Bell was once a kid detective, you see, solving crimes a la Encyclopedia Brown or Nancy Drew, and in the course of one of her cases realized she was gay and even started dating an amazing girlfriend – much of which is depicted in the author’s previous games, though I haven’t played any of them. But somewhere along the way, as she got older, the detective game started to curdle her, making her cynical about other people but mostly herself. As the game opens, she’s got a desk in a Toronto coworking space, a favorite mall-court chicken place, and not much else, cut out of the lives of all her old friends and ex-partners and convincing herself it’s for the best. Two visitors might just jolt her out of this rut, though – one is an old crush, turning to Bell because her fiancé has gone missing, while the other is herself as she was at 12 years old, a plucky, can-do kid vomited up by the space-time continuum for what’s surely some reason. Can they crack the case?

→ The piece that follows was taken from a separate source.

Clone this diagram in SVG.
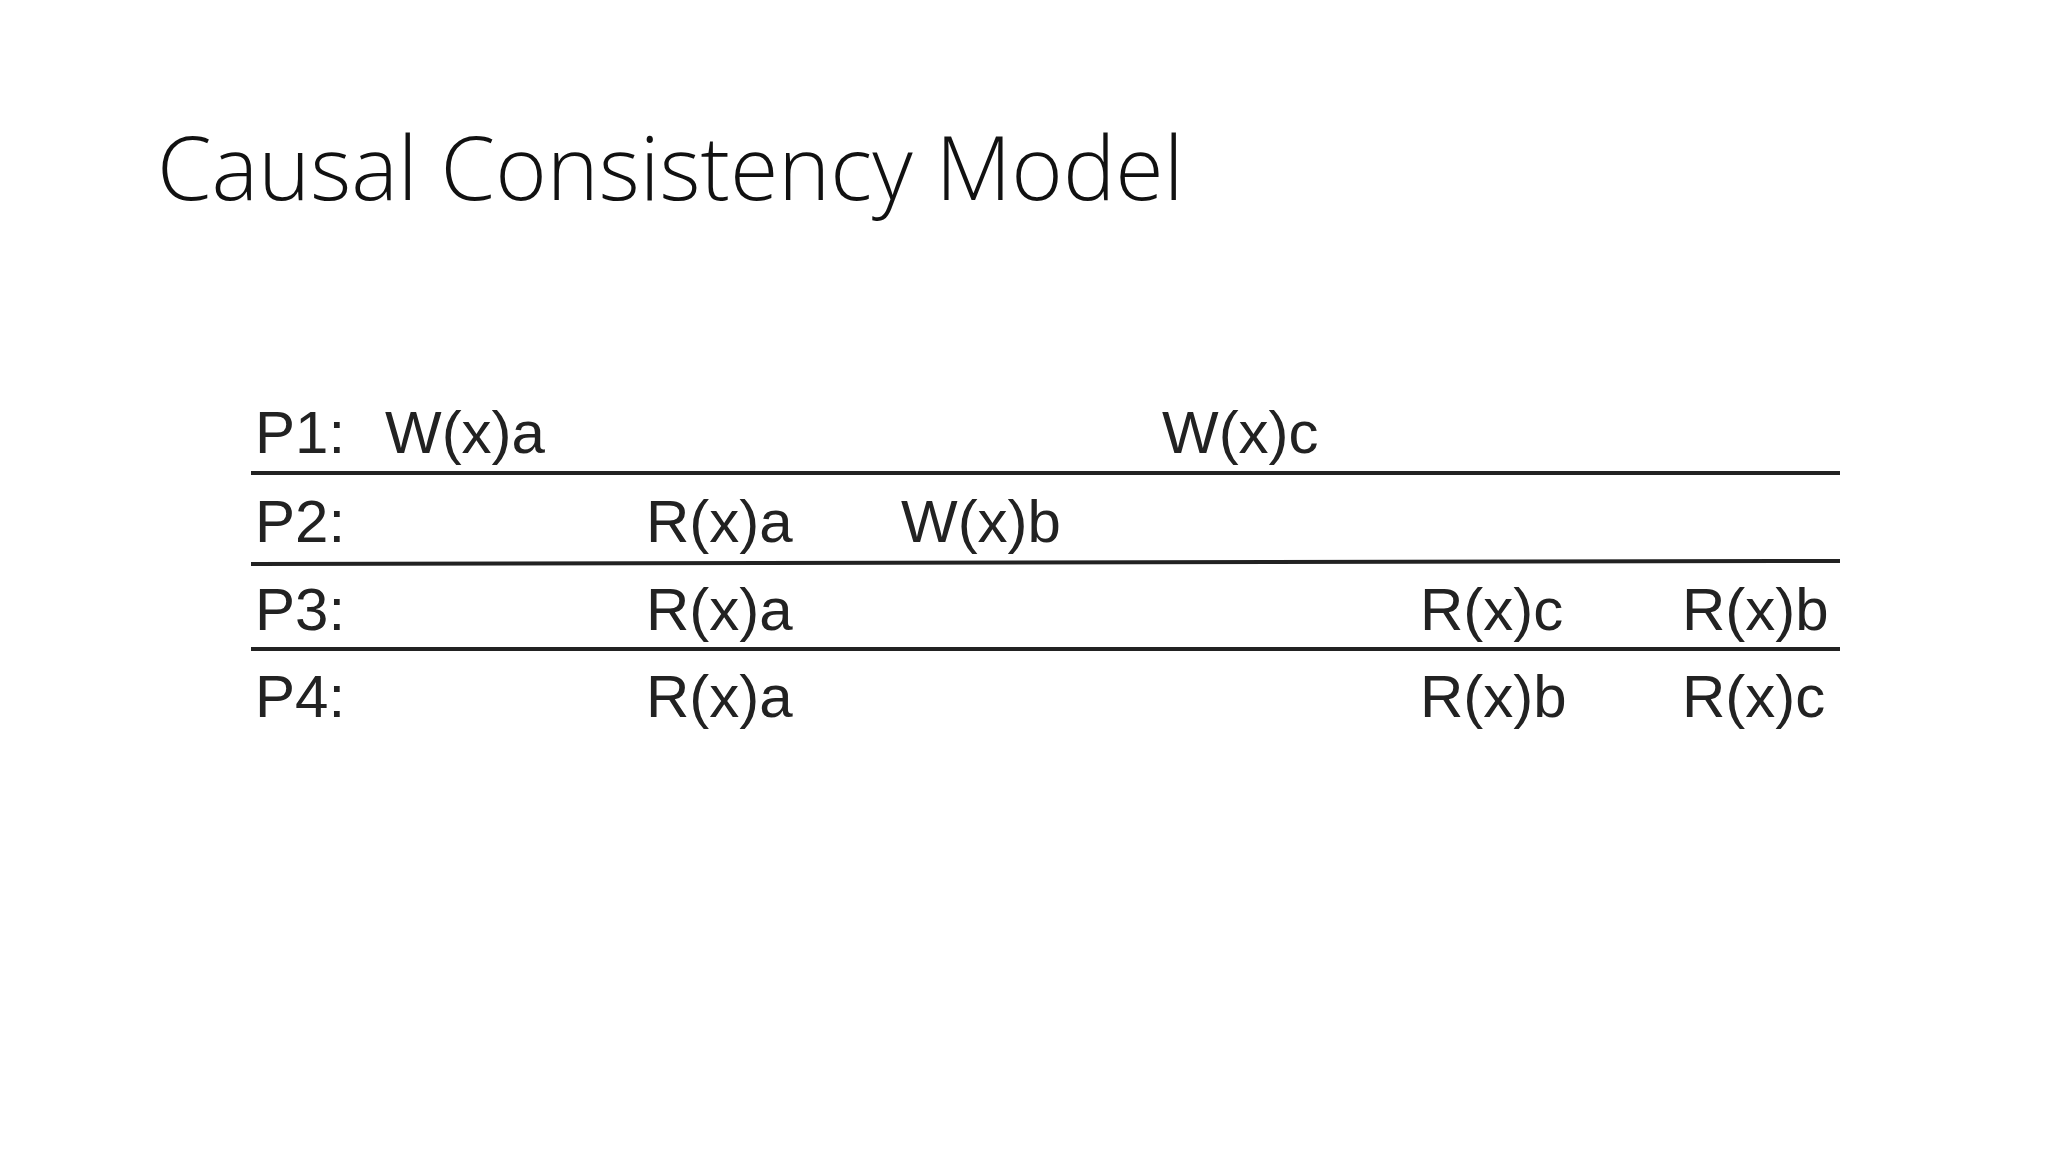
<svg xmlns="http://www.w3.org/2000/svg" width="2048" height="1152" viewBox="0 0 2048 1152">
<style>
.t{font-family:"Liberation Sans",Arial,sans-serif;font-size:60px;fill:#222}
.l{stroke:#222;stroke-width:4}
</style>
<rect width="2048" height="1152" fill="#fff"/>
<text x="157" y="200" font-family="'Open Sans',sans-serif" font-weight="300" font-size="88" fill="#111">Causal Consistency Model</text>
<g id="connectors">
<line class="l" x1="251" y1="473" x2="1840" y2="473"/>
<line class="l" x1="251" y1="564" x2="1840" y2="561"/>
<line class="l" x1="251" y1="649" x2="1840" y2="649"/>
</g>
<g id="p1"><text class="t" x="255" y="453">P1:</text><text class="t" x="385" y="453">W(x)a</text><text class="t" x="1162" y="453">W(x)c</text></g>
<g id="p2"><text class="t" x="255" y="542">P2:</text><text class="t" x="646" y="542">R(x)a</text><text class="t" x="901" y="542">W(x)b</text></g>
<g id="p3"><text class="t" x="255" y="630">P3:</text><text class="t" x="646" y="630">R(x)a</text><text class="t" x="1420" y="630">R(x)c</text><text class="t" x="1682" y="630">R(x)b</text></g>
<g id="p4"><text class="t" x="255" y="717">P4:</text><text class="t" x="646" y="717">R(x)a</text><text class="t" x="1420" y="717">R(x)b</text><text class="t" x="1682" y="717">R(x)c</text></g>
</svg>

This is an all-time amazing premise, made all the more compelling by the intertitle:
PART 1: THE HETEROSEXUAL DISAPPEARANCE OF MARK G
Reader, I laughed, and then laughed harder when the old flame’s description of her in-fact-incredibly-het boyfriend made me feel completely attacked, from his boring hair to his normcore fashion sense. While I usually enjoy comedy games, very few of them manage to get more than a wry chuckle out of me, but this game had me giggling at least once per scene. Like, here’s the two Bells interrogating someone about the photo of a suspect who’s wearing some very incongruous headwear:
ADULT BELL: Where’d he get the crown?
BRETT: Let’s just say I’ve got a connection at Medieval Times. (He lowers his voice.) And you didn’t hear this from me, but the jousting is rigged.
KID BELL: You should tell them the menu has too many New World crops for a medieval European banquet.
Speaking of self-delusion, I’m going to spend the next couple of days trying to convince myself this is a joke I’ve actually made.
While it’s very, very funny, though, Grown-Up Detective also wears its heart on its sleeve. Indeed, if I have a critique it’s that the case that’s notionally the jumping-off point for the adventure quickly recedes into a mere justification for the two Bells to bounce off of each other. Adult Bell is frustrated by her younger version’s naivete, while Kid Bell can’t understand why her grown-up self is so cranky to be living her dream – it’s a standard dynamic when flatly stated, but the dialogue between the two of them is very well-written, always pithy and with plenty of punch lines but enlivened by real emotion. Plus it turns out that there are some root causes to their tension – in particular, Kid Bell is outraged that Adult Bell has let a great relationship slip through her fingers, for what seems the dumbest of reasons.
All of this is played out in an attractive, low-friction interface; there are nicely-done cartoon portraits of all the main characters, the prose efficiently sets the stage for each part of the investigation, and it moves you quickly through dialogue, which typically progresses through a series of forward-linking choices rather than looping back into trees that need to be laboriously explored. I found I played this one really quickly, because the pacing is excellent – each scene was just long enough to get me eager for the next one, and progressed the Bells’ character arcs in meaningful ways as well as providing plenty of comment on the challenges of growing up gay or the vicissitudes gentrification has inflicted on Toronto.
I don’t think it’s possible to fail the case, which despite a bunch of twists and turns past a certain point feels like it largely solves itself, and again – without spoiling too much – reveals itself to have much lower stakes than what’s ostensibly the B-plot of how Kid Bell became Adult Bell. While the detective frame becomes a bit of an afterthought in narrative terms, though, it’s necessary to make the character business work. For all that Adult Bell thinks she’s a hard-boiled detective, she’s let depression prevent her from truly seeing her situation for what it is; Kid Bell, still analytic to a fault, runs down the clues, pushes back against her subject’s self-delusions, and eventually gets her to realize the truth. Would that everyone was afforded such a chance to let go of the lies they tell themselves – the world might be a different place.